> [SET TASK]: Transcribe all of the material exactly, except for its pictures.

======== DATA EXTRACT ========

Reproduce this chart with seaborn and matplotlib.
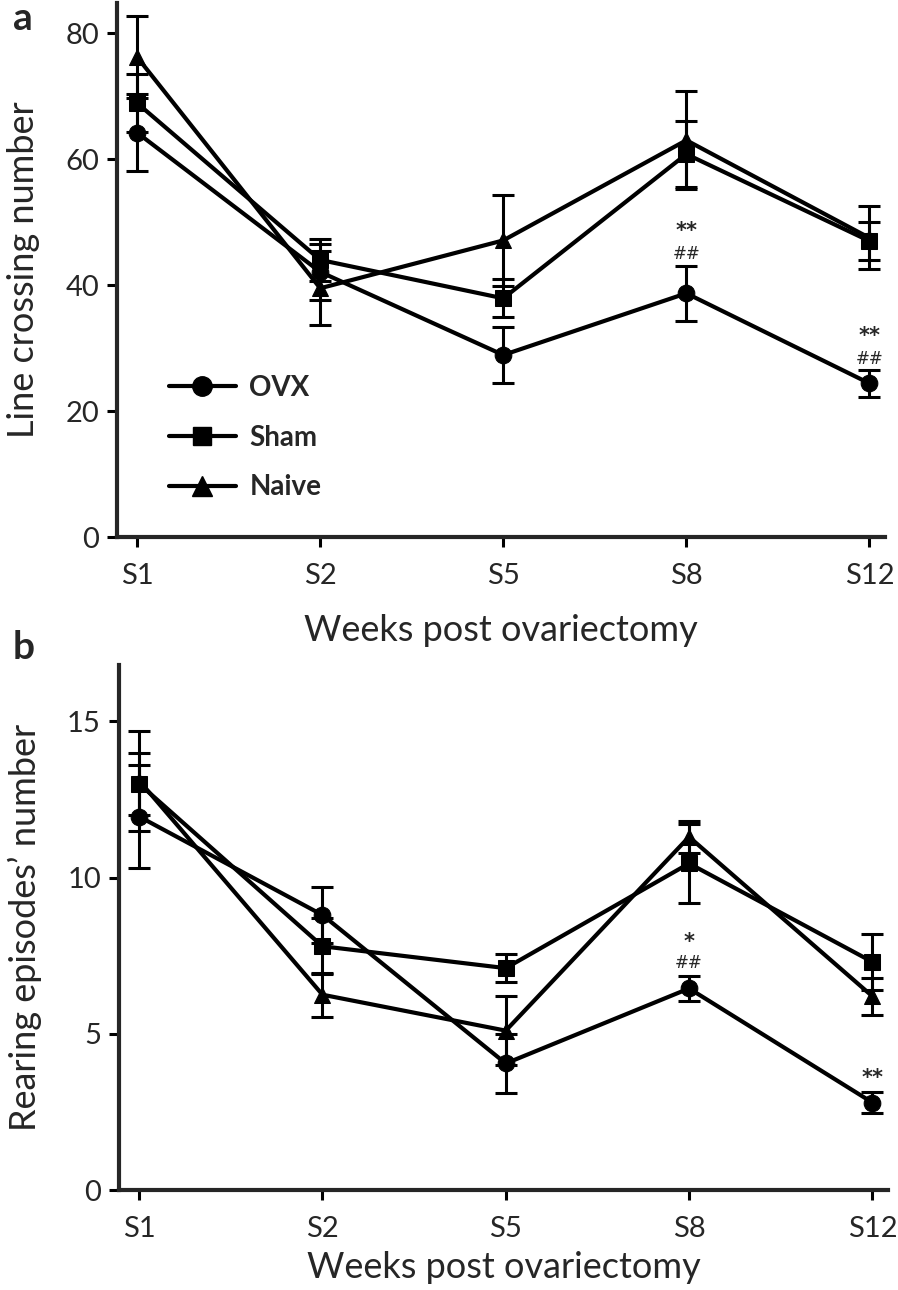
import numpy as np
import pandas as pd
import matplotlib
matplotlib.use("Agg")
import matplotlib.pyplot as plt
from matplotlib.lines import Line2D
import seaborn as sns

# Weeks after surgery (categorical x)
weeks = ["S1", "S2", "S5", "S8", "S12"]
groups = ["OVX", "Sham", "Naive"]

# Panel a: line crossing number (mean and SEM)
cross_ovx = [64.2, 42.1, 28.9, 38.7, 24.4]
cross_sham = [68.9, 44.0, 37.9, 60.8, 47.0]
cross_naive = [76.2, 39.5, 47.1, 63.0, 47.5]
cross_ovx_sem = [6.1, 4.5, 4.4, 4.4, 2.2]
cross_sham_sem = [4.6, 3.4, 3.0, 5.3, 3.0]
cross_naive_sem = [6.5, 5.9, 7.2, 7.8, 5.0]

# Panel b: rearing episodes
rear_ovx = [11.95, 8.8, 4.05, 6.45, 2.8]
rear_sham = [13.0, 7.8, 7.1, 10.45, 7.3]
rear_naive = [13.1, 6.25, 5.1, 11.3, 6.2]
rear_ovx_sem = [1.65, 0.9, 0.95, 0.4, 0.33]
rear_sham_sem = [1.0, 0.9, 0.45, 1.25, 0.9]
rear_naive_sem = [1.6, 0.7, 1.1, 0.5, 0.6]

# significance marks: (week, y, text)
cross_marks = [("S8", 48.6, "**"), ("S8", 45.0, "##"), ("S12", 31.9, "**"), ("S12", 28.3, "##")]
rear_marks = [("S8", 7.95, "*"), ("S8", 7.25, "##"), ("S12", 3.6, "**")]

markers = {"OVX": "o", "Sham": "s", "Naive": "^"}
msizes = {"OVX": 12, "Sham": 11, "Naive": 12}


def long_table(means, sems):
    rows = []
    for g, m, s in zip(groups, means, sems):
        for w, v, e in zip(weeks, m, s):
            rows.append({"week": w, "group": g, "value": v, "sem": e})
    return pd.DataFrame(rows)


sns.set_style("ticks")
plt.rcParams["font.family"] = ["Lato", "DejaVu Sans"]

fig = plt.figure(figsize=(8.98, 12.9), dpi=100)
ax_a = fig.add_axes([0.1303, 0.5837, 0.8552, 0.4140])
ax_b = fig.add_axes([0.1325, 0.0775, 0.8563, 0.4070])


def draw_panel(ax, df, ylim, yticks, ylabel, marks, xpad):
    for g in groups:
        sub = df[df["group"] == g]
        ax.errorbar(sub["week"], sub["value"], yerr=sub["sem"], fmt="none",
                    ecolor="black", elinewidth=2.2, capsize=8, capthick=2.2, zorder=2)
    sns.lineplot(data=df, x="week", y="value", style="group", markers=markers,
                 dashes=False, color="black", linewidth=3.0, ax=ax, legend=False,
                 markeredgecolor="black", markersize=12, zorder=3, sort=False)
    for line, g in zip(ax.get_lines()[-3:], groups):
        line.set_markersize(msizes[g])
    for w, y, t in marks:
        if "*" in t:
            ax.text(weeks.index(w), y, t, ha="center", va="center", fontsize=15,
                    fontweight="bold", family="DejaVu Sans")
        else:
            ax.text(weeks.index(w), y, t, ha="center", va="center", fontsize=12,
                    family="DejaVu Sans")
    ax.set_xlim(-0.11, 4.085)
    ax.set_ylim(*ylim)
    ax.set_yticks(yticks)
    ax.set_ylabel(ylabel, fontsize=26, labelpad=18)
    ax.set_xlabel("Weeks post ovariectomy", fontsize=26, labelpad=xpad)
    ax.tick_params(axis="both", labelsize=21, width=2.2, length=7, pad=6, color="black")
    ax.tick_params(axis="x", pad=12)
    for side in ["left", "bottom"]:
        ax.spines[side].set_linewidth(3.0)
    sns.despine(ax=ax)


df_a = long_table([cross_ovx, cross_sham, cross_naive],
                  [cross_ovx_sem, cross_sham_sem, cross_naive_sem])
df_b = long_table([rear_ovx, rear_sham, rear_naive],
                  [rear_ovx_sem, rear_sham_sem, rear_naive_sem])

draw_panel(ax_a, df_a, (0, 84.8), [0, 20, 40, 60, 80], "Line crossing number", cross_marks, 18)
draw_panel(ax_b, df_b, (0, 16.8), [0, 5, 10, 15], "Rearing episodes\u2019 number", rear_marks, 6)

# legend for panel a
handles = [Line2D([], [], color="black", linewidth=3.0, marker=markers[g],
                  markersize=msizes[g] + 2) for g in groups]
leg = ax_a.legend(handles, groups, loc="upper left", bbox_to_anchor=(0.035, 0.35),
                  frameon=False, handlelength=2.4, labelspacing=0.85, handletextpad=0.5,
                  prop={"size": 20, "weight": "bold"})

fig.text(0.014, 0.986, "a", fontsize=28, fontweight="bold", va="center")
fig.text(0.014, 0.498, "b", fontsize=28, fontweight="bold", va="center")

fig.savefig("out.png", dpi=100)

========

> [FINISHED TASK]:
Reproduce this chart with seaborn and matplotlib.
import numpy as np
import pandas as pd
import matplotlib
matplotlib.use("Agg")
import matplotlib.pyplot as plt
from matplotlib.lines import Line2D
import seaborn as sns

# Weeks after surgery (categorical x)
weeks = ["S1", "S2", "S5", "S8", "S12"]
groups = ["OVX", "Sham", "Naive"]

# Panel a: line crossing number (mean and SEM)
cross_ovx = [64.2, 42.1, 28.9, 38.7, 24.4]
cross_sham = [68.9, 44.0, 37.9, 60.8, 47.0]
cross_naive = [76.2, 39.5, 47.1, 63.0, 47.5]
cross_ovx_sem = [6.1, 4.5, 4.4, 4.4, 2.2]
cross_sham_sem = [4.6, 3.4, 3.0, 5.3, 3.0]
cross_naive_sem = [6.5, 5.9, 7.2, 7.8, 5.0]

# Panel b: rearing episodes
rear_ovx = [11.95, 8.8, 4.05, 6.45, 2.8]
rear_sham = [13.0, 7.8, 7.1, 10.45, 7.3]
rear_naive = [13.1, 6.25, 5.1, 11.3, 6.2]
rear_ovx_sem = [1.65, 0.9, 0.95, 0.4, 0.33]
rear_sham_sem = [1.0, 0.9, 0.45, 1.25, 0.9]
rear_naive_sem = [1.6, 0.7, 1.1, 0.5, 0.6]

# significance marks: (week, y, text)
cross_marks = [("S8", 48.6, "**"), ("S8", 45.0, "##"), ("S12", 31.9, "**"), ("S12", 28.3, "##")]
rear_marks = [("S8", 7.95, "*"), ("S8", 7.25, "##"), ("S12", 3.6, "**")]

markers = {"OVX": "o", "Sham": "s", "Naive": "^"}
msizes = {"OVX": 12, "Sham": 11, "Naive": 12}


def long_table(means, sems):
    rows = []
    for g, m, s in zip(groups, means, sems):
        for w, v, e in zip(weeks, m, s):
            rows.append({"week": w, "group": g, "value": v, "sem": e})
    return pd.DataFrame(rows)


sns.set_style("ticks")
plt.rcParams["font.family"] = ["Lato", "DejaVu Sans"]

fig = plt.figure(figsize=(8.98, 12.9), dpi=100)
ax_a = fig.add_axes([0.1303, 0.5837, 0.8552, 0.4140])
ax_b = fig.add_axes([0.1325, 0.0775, 0.8563, 0.4070])


def draw_panel(ax, df, ylim, yticks, ylabel, marks, xpad):
    for g in groups:
        sub = df[df["group"] == g]
        ax.errorbar(sub["week"], sub["value"], yerr=sub["sem"], fmt="none",
                    ecolor="black", elinewidth=2.2, capsize=8, capthick=2.2, zorder=2)
    sns.lineplot(data=df, x="week", y="value", style="group", markers=markers,
                 dashes=False, color="black", linewidth=3.0, ax=ax, legend=False,
                 markeredgecolor="black", markersize=12, zorder=3, sort=False)
    for line, g in zip(ax.get_lines()[-3:], groups):
        line.set_markersize(msizes[g])
    for w, y, t in marks:
        if "*" in t:
            ax.text(weeks.index(w), y, t, ha="center", va="center", fontsize=15,
                    fontweight="bold", family="DejaVu Sans")
        else:
            ax.text(weeks.index(w), y, t, ha="center", va="center", fontsize=12,
                    family="DejaVu Sans")
    ax.set_xlim(-0.11, 4.085)
    ax.set_ylim(*ylim)
    ax.set_yticks(yticks)
    ax.set_ylabel(ylabel, fontsize=26, labelpad=18)
    ax.set_xlabel("Weeks post ovariectomy", fontsize=26, labelpad=xpad)
    ax.tick_params(axis="both", labelsize=21, width=2.2, length=7, pad=6, color="black")
    ax.tick_params(axis="x", pad=12)
    for side in ["left", "bottom"]:
        ax.spines[side].set_linewidth(3.0)
    sns.despine(ax=ax)


df_a = long_table([cross_ovx, cross_sham, cross_naive],
                  [cross_ovx_sem, cross_sham_sem, cross_naive_sem])
df_b = long_table([rear_ovx, rear_sham, rear_naive],
                  [rear_ovx_sem, rear_sham_sem, rear_naive_sem])

draw_panel(ax_a, df_a, (0, 84.8), [0, 20, 40, 60, 80], "Line crossing number", cross_marks, 18)
draw_panel(ax_b, df_b, (0, 16.8), [0, 5, 10, 15], "Rearing episodes\u2019 number", rear_marks, 6)

# legend for panel a
handles = [Line2D([], [], color="black", linewidth=3.0, marker=markers[g],
                  markersize=msizes[g] + 2) for g in groups]
leg = ax_a.legend(handles, groups, loc="upper left", bbox_to_anchor=(0.035, 0.35),
                  frameon=False, handlelength=2.4, labelspacing=0.85, handletextpad=0.5,
                  prop={"size": 20, "weight": "bold"})

fig.text(0.014, 0.986, "a", fontsize=28, fontweight="bold", va="center")
fig.text(0.014, 0.498, "b", fontsize=28, fontweight="bold", va="center")

fig.savefig("out.png", dpi=100)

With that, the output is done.